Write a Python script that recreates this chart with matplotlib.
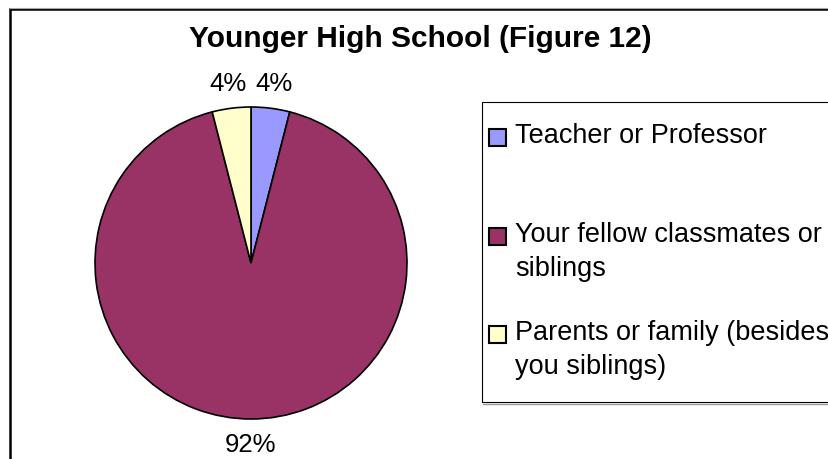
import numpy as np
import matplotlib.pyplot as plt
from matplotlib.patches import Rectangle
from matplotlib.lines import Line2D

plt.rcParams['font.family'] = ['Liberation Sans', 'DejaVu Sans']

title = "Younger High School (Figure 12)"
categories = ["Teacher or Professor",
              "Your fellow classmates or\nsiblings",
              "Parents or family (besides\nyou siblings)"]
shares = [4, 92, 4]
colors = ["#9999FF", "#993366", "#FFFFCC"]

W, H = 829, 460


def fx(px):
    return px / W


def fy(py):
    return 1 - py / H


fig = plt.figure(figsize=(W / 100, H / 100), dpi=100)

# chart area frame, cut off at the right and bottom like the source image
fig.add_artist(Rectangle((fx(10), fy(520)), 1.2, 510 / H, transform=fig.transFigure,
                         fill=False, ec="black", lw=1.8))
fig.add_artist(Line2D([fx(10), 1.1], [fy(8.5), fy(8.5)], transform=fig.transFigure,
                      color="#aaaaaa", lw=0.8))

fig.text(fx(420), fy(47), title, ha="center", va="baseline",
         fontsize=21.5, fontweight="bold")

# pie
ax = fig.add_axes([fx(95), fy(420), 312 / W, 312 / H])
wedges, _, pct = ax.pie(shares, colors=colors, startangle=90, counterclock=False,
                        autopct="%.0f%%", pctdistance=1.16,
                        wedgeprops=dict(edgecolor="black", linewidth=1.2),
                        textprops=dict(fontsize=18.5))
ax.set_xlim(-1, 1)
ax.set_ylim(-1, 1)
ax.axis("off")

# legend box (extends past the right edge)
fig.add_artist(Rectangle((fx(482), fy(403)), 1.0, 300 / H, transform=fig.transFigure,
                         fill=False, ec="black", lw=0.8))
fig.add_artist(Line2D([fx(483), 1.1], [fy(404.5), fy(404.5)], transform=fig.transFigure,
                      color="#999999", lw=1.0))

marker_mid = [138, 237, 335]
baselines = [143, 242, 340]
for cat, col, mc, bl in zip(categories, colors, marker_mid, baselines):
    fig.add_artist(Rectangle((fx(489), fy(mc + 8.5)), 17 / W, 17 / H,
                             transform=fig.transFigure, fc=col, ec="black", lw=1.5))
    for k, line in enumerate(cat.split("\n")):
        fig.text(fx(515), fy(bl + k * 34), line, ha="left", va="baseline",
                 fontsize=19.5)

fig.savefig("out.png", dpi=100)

WRITTEN REQUEST - Exactly reproduce the run of lines from the start of the listing through the line with "return px / W", inclusive; pictures are not copied.

THE COMPLETED TASK -
Write a Python script that recreates this chart with matplotlib.
import numpy as np
import matplotlib.pyplot as plt
from matplotlib.patches import Rectangle
from matplotlib.lines import Line2D

plt.rcParams['font.family'] = ['Liberation Sans', 'DejaVu Sans']

title = "Younger High School (Figure 12)"
categories = ["Teacher or Professor",
              "Your fellow classmates or\nsiblings",
              "Parents or family (besides\nyou siblings)"]
shares = [4, 92, 4]
colors = ["#9999FF", "#993366", "#FFFFCC"]

W, H = 829, 460


def fx(px):
    return px / W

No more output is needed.